**DESCRIPTION OF THE TASK:** Reproduce the data exactly and drop any pictures it holds.

**INFORMATION SHOWN:**

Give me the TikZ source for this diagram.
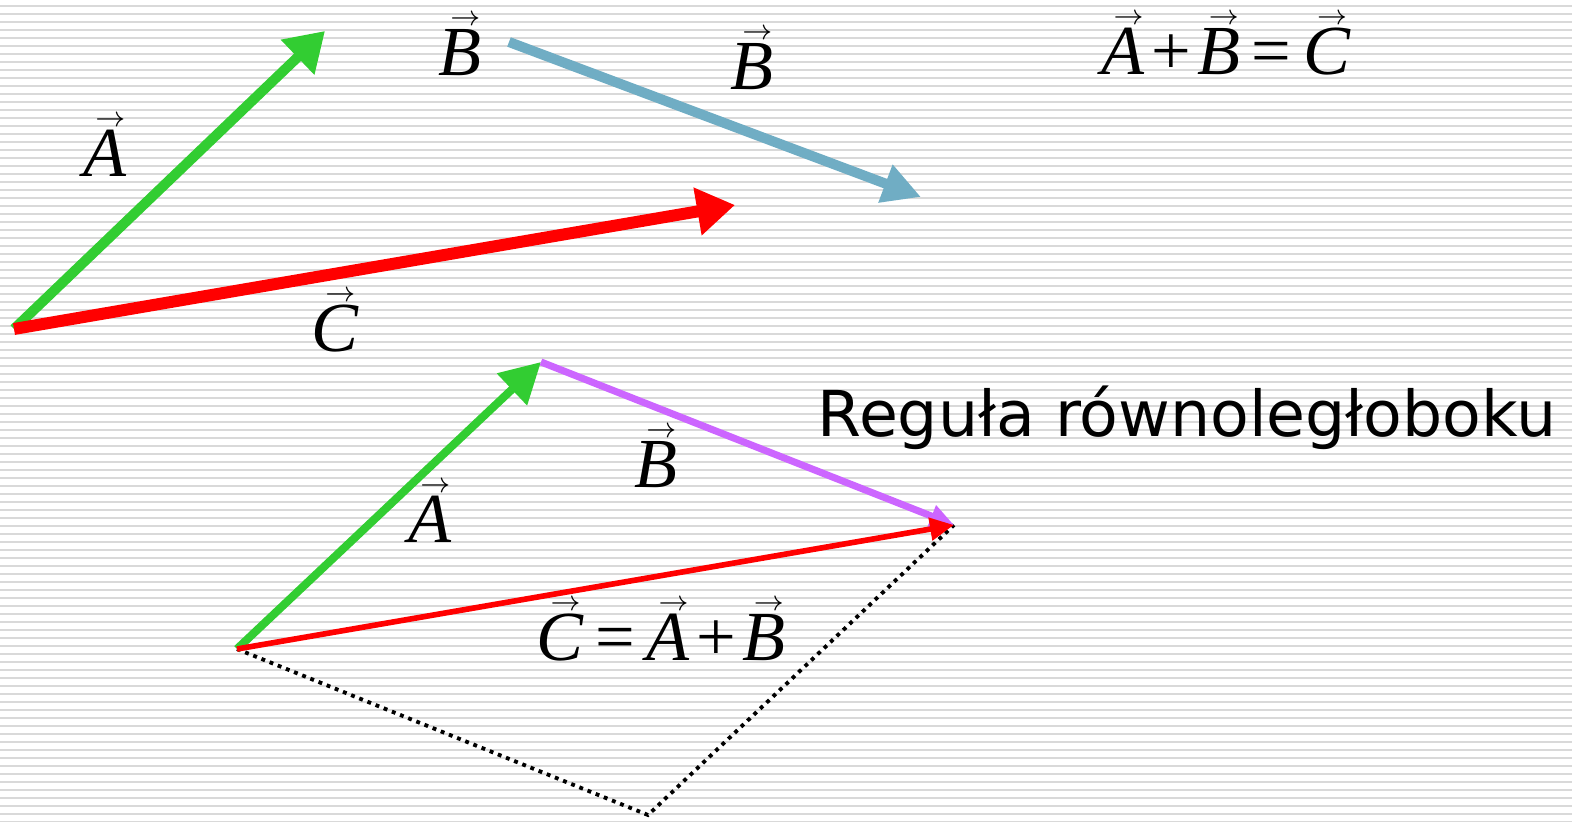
\documentclass[tikz,border=0pt]{standalone}
\usepackage{fontspec}
\setmainfont{Liberation Serif}
\newfontfamily\rulefont{DejaVu Sans}
\usepackage{tikz}
\usetikzlibrary{arrows.meta}

\definecolor{vgreen}{RGB}{50,205,50}
\definecolor{vblue}{RGB}{112,173,196}
\definecolor{vpurple}{RGB}{204,102,255}
\definecolor{stripegray}{RGB}{217,217,217}

% letter with a small arrow above it
\newcommand{\wek}[1]{\leavevmode\vbox{\offinterlineskip\halign{\hfil##\hfil\cr
    \kern0.15em{\fontsize{8}{8}\selectfont$\rightarrow$}\cr\noalign{\kern1.2pt}
    \itshape #1\cr}}}
\newcommand{\plus}{\kern1.8pt+\kern1.8pt}

\begin{document}
\begin{tikzpicture}[x=0.01cm, y=-0.01cm,
    stripe/.style={draw=stripegray, line width=0.57pt},
    bigvec/.style={line width=2.85pt, -{Triangle[length=3.8mm, width=4.6mm]}},
    smallvec/.style={line width=1.6pt, -{Triangle[length=2.4mm, width=2.2mm]}},
    lbl/.style={anchor=base, inner sep=0pt, font=\fontsize{20}{24}\selectfont},
    rulelbl/.style={anchor=base, inner sep=0pt, font=\rulefont\fontsize{18}{22}\selectfont}
]
\useasboundingbox (0,0) rectangle (1572,822);
\fill[white] (0,0) rectangle (1572,822);
\foreach \k in {0,...,102}
    \draw[stripe] (0,6+8*\k) -- (1572,6+8*\k);

% top: the three vectors
\coordinate (o1) at (14,329);
\coordinate (a1) at (325,31);
\coordinate (c1) at (735,205);
\coordinate (b1s) at (509,42);
\coordinate (b1e) at (921,197);

\draw[bigvec, draw=vgreen, fill=vgreen] (o1) -- (a1);
\draw[bigvec, draw=red, fill=red, line width=3.4pt] (o1) -- (c1);
\draw[bigvec, draw=vblue, fill=vblue, -{Triangle[length=3.8mm, width=3.8mm]}] (b1s) -- (b1e);

\node[lbl] (la1) at (105,177) {\wek{A}};
\node[lbl] (lb1) at (460,76) {\wek{B}};
\node[lbl] (lb1r) at (752,90) {\wek{B}};
\node[lbl] (lc1) at (335,352) {\wek{C}};
\node[lbl] (sum1) at (1226,75) {\wek{A}\plus\wek{B}\,=\,\wek{C}};

% bottom: parallelogram rule
\coordinate (o2) at (237,649);
\coordinate (a2) at (541,362);
\coordinate (s2) at (954,525);
\coordinate (d2) at (648,815);

\draw[line width=1.1pt, dash pattern=on 1.1pt off 1.4pt] (o2) -- (d2) -- (s2);
\draw[bigvec, draw=vgreen, fill=vgreen, line width=2.3pt, -{Triangle[length=4mm, width=4.2mm]}] (o2) -- (a2);
\draw[smallvec, draw=vpurple, fill=vpurple, line width=2pt] (a2) -- (s2);
\draw[smallvec, draw=red, fill=red] (o2) -- (s2);

\node[lbl] (la2) at (430,543) {\wek{A}};
\node[lbl] (lb2) at (656,488) {\wek{B}};
\node[lbl] (sum2) at (661,661) {\wek{C}\,=\,\wek{A}\plus\wek{B}};
\node[rulelbl] (rule) at (1187,437) {Reguła równoległoboku};
\end{tikzpicture}
\end{document}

**OUTPUT:**
Give me the TikZ source for this diagram.
\documentclass[tikz,border=0pt]{standalone}
\usepackage{fontspec}
\setmainfont{Liberation Serif}
\newfontfamily\rulefont{DejaVu Sans}
\usepackage{tikz}
\usetikzlibrary{arrows.meta}

\definecolor{vgreen}{RGB}{50,205,50}
\definecolor{vblue}{RGB}{112,173,196}
\definecolor{vpurple}{RGB}{204,102,255}
\definecolor{stripegray}{RGB}{217,217,217}

% letter with a small arrow above it
\newcommand{\wek}[1]{\leavevmode\vbox{\offinterlineskip\halign{\hfil##\hfil\cr
    \kern0.15em{\fontsize{8}{8}\selectfont$\rightarrow$}\cr\noalign{\kern1.2pt}
    \itshape #1\cr}}}
\newcommand{\plus}{\kern1.8pt+\kern1.8pt}

\begin{document}
\begin{tikzpicture}[x=0.01cm, y=-0.01cm,
    stripe/.style={draw=stripegray, line width=0.57pt},
    bigvec/.style={line width=2.85pt, -{Triangle[length=3.8mm, width=4.6mm]}},
    smallvec/.style={line width=1.6pt, -{Triangle[length=2.4mm, width=2.2mm]}},
    lbl/.style={anchor=base, inner sep=0pt, font=\fontsize{20}{24}\selectfont},
    rulelbl/.style={anchor=base, inner sep=0pt, font=\rulefont\fontsize{18}{22}\selectfont}
]
\useasboundingbox (0,0) rectangle (1572,822);
\fill[white] (0,0) rectangle (1572,822);
\foreach \k in {0,...,102}
    \draw[stripe] (0,6+8*\k) -- (1572,6+8*\k);

% top: the three vectors
\coordinate (o1) at (14,329);
\coordinate (a1) at (325,31);
\coordinate (c1) at (735,205);
\coordinate (b1s) at (509,42);
\coordinate (b1e) at (921,197);

\draw[bigvec, draw=vgreen, fill=vgreen] (o1) -- (a1);
\draw[bigvec, draw=red, fill=red, line width=3.4pt] (o1) -- (c1);
\draw[bigvec, draw=vblue, fill=vblue, -{Triangle[length=3.8mm, width=3.8mm]}] (b1s) -- (b1e);

\node[lbl] (la1) at (105,177) {\wek{A}};
\node[lbl] (lb1) at (460,76) {\wek{B}};
\node[lbl] (lb1r) at (752,90) {\wek{B}};
\node[lbl] (lc1) at (335,352) {\wek{C}};
\node[lbl] (sum1) at (1226,75) {\wek{A}\plus\wek{B}\,=\,\wek{C}};

% bottom: parallelogram rule
\coordinate (o2) at (237,649);
\coordinate (a2) at (541,362);
\coordinate (s2) at (954,525);
\coordinate (d2) at (648,815);

\draw[line width=1.1pt, dash pattern=on 1.1pt off 1.4pt] (o2) -- (d2) -- (s2);
\draw[bigvec, draw=vgreen, fill=vgreen, line width=2.3pt, -{Triangle[length=4mm, width=4.2mm]}] (o2) -- (a2);
\draw[smallvec, draw=vpurple, fill=vpurple, line width=2pt] (a2) -- (s2);
\draw[smallvec, draw=red, fill=red] (o2) -- (s2);

\node[lbl] (la2) at (430,543) {\wek{A}};
\node[lbl] (lb2) at (656,488) {\wek{B}};
\node[lbl] (sum2) at (661,661) {\wek{C}\,=\,\wek{A}\plus\wek{B}};
\node[rulelbl] (rule) at (1187,437) {Reguła równoległoboku};
\end{tikzpicture}
\end{document}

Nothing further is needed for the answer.